The below provides more detail about sharing between institutions and is quoted from https://docs.globus.org/faq/globus-connect-endpoints/#are_transfers_between_globus_connect_personal_endpoints_possible

Are transfers between Globus Connect Personal endpoints possible?
Yes. To transfer between two Globus Connect Personal (GCP) endpoints, one of the users must create a guest collection hosted on their GCP endpoint, then grant the other user(s) access to that collection. Any user that has access to that guest collection (via an individual permission or group permission ACL) can transfer between it and their GCP endpoint. To create a guest collection, the endpoint must be associated with a Globus subscription.
You do not need to be a subscriber to transfer files between a Globus Connect Personal endpoint (e.g. on your laptop) and a Globus Connect Server endpoint (e.g. on your lab server or campus cluster). Globus Connect Personal can execute a transfer as long as either the source or destination endpoint has a routable IP address (which is the case for almost all Globus Connect Server endpoints).

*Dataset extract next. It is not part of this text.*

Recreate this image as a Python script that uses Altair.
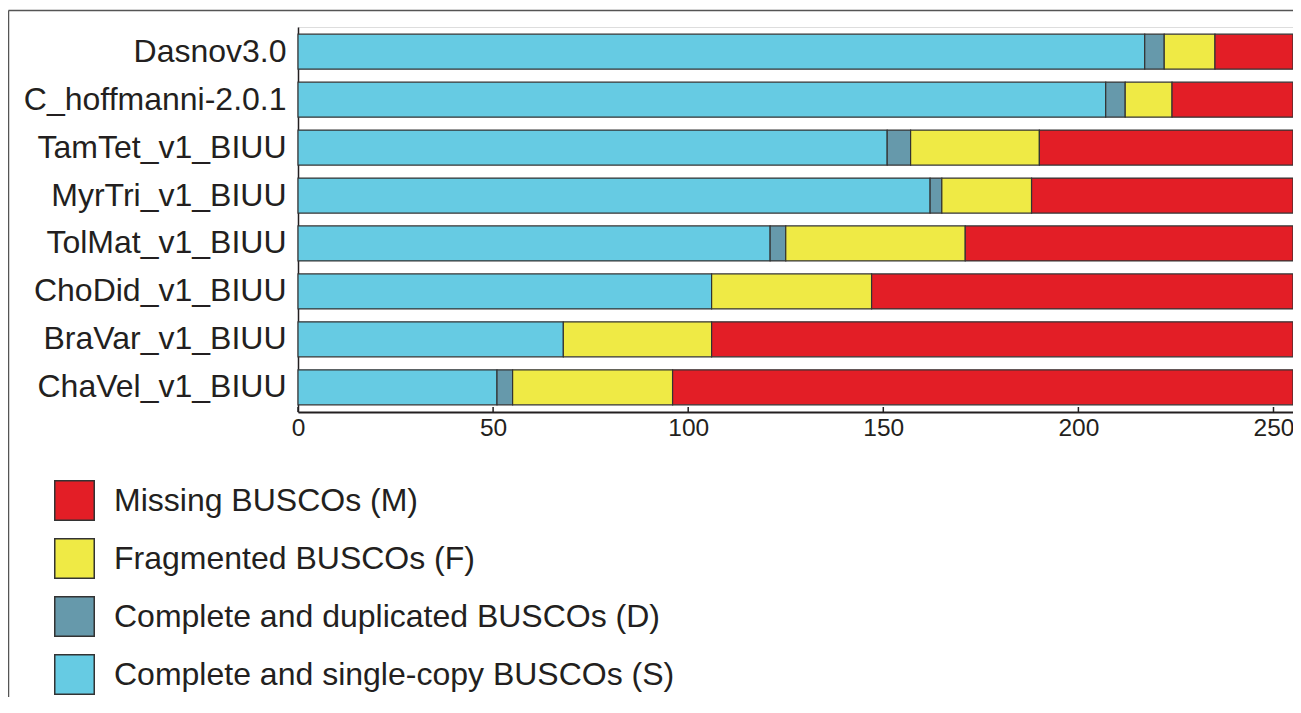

Adding a Penn subscription
  1. Log in - using UPenn - at https://app.globus.org
  2. Go to SETTINGS on the left, and then select the "Subscriptions" tab at the top
  3. Find a Subscription on the right
  4. Search UPENN and add relevant subscription
Usage Examples
create session
bsub -q globus -Is bash
Login
$ globus login --no-local-server
Or create personal Endpoint
$ globus endpoint create --personal --no-managed --no-force-encryption --default-directory /home/your_directory/any_dir YOUR_DISPLAY_NAME

And using ‘transfer’ option, you may transfer the data from your personal end-point to any other Globus end-point.